Numerical study of mechanisms of air-core vortex evolution in an intake flow

Abstract

The mechanism of the generation and evolution of the air-core vortex formed between a free surface and a horizontal flow intake is investigated using large-eddy simulation of two-phase flows, with the air-water interface captured by a coupled level-set and volume-of-fluid method. The simulation provides a detailed description of the flow features of the air-core vortex formation. Based on the simulation data, the flow patterns and the underlying vorticity dynamics at different stages of the vortex formation are analyzed. It is found that the development of the air-core vortex is associated with the evolution of the vertical component of the vorticity.
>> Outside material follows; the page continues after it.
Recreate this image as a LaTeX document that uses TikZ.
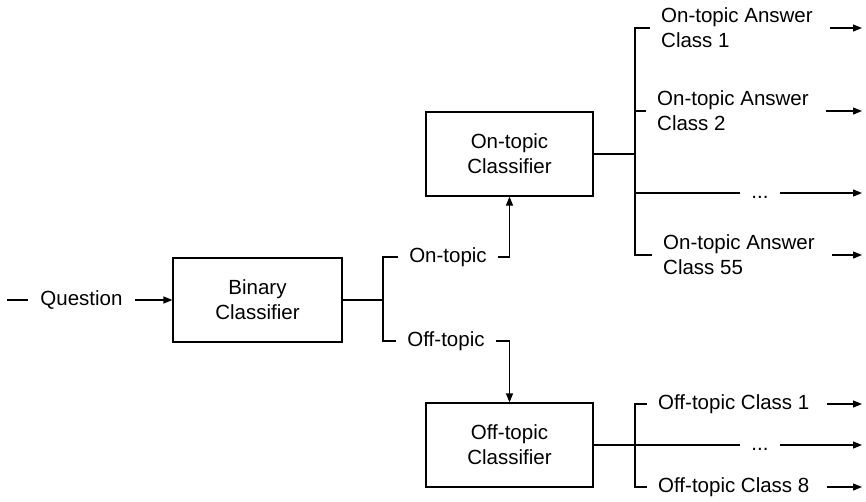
\documentclass[tikz,border=0pt]{standalone}
\usepackage{fontspec}
\setmainfont{Liberation Sans}
\usetikzlibrary{arrows.meta}
\begin{document}
\begin{tikzpicture}[x=1pt,y=-1pt,
  every node/.style={font=\fontsize{20.5}{25}\selectfont},
  ln/.style={line width=1.2pt},
  arr/.style={ln,-{Triangle[length=9pt,width=7pt]}},
  outarr/.style={arr,shorten <=6pt},
  box/.style={draw,ln,minimum width=167pt,minimum height=84pt,align=center,inner sep=0pt},
  lbl/.style={inner ysep=0pt,inner xsep=11pt},
  blk/.style={lbl,align=left,anchor=west},
  dotlbl/.style={inner xsep=11pt,text height=14pt,text depth=4pt}]
\useasboundingbox (0,0) rectangle (866,501);
% boxes
\node[box,minimum width=169pt] (bin) at (257.5,300) {Binary\\Classifier};
\node[box] (on) at (509.5,154) {On-topic\\Classifier};
\node[box] (off) at (509.5,445) {Off-topic\\Classifier};
% question input
\node[lbl,inner xsep=12pt] (q) at (81.5,300) {Question};
\coordinate (qs) at (7,300);
\draw[ln] (qs) -- (q.west);
\draw[arr] (q.east) -- (bin.west);
% binary split
\coordinate (j1) at (383,300);
\node[lbl] (ont) at (448,257) {On-topic};
\node[lbl] (offt) at (446,341) {Off-topic};
\draw[ln] (bin.east) -- (j1);
\draw[ln] (j1) |- (ont.west);
\draw[ln] (j1) |- (offt.west);
\draw[arr] (ont.east) -| (on.south);
\draw[arr] (offt.east) -| (off.north);
% end column
\coordinate (xe) at (862,0);
% on-topic outputs
\coordinate (j2) at (635,154);
\draw[ln] (on.east) -- (j2);
\node[blk] (a1) at (650,28) {On-topic Answer\\Class 1};
\node[blk] (a2) at (646,111) {On-topic Answer\\Class 2};
\node[dotlbl] (d1) at (760,193) {...};
\node[blk] (a55) at (652,255) {On-topic Answer\\Class 55};
\draw[ln] (j2) |- (a1.west);
\draw[ln] (j2) |- (a2.west);
\draw[ln] (j2) |- (d1.west);
\draw[ln] (j2) |- (a55.west);
\draw[outarr] (a1.east) -- (a1.east -| xe);
\draw[outarr] (a2.east) -- (a2.east -| xe);
\draw[arr] (d1.east) -- (d1.east -| xe);
\draw[outarr] (a55.east) -- (a55.east -| xe);
% off-topic outputs
\coordinate (j3) at (635,445);
\node[lbl,anchor=west] (o1) at (647,404) {Off-topic Class 1};
\node[dotlbl] (d2) at (760,445) {...};
\node[lbl,anchor=west] (o8) at (647,487) {Off-topic Class 8};
\draw[ln] (off.east) -- (d2.west);
\draw[ln] (j3) |- (o1.west);
\draw[ln] (j3) |- (o8.west);
\draw[outarr] (o1.east) -- (o1.east -| xe);
\draw[arr] (d2.east) -- (d2.east -| xe);
\draw[outarr] (o8.east) -- (o8.east -| xe);
\end{tikzpicture}
\end{document}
Analyses of the vorticity evolution dynamics reveal the fundamental mechanism of the air-core vortex generation, which is the amplification of the free-surface vertical vortices due to the vertical stretching effect above the intake associated with the pipe suction. Initially, weak vertical vortices caused by the spanwise disturbance of streamwise flows are randomly distributed near the surface and are enhanced by the stretching effect. Then, these randomly distributed vortices interact with each other and evolve into a dominant vortex, which eventually draws air into the intake and creates a fully-developed air-core vortex. The mechanism responsible for maintaining the fully-developed air-core vortex is still the vertical stretching effect in the core. The tilting from streamwise and spanwise vortices to vertical vortices, albeit large in the presence of the fully-developed vortex, nearly cancel each other and has negligible influence on sustaining the vortex.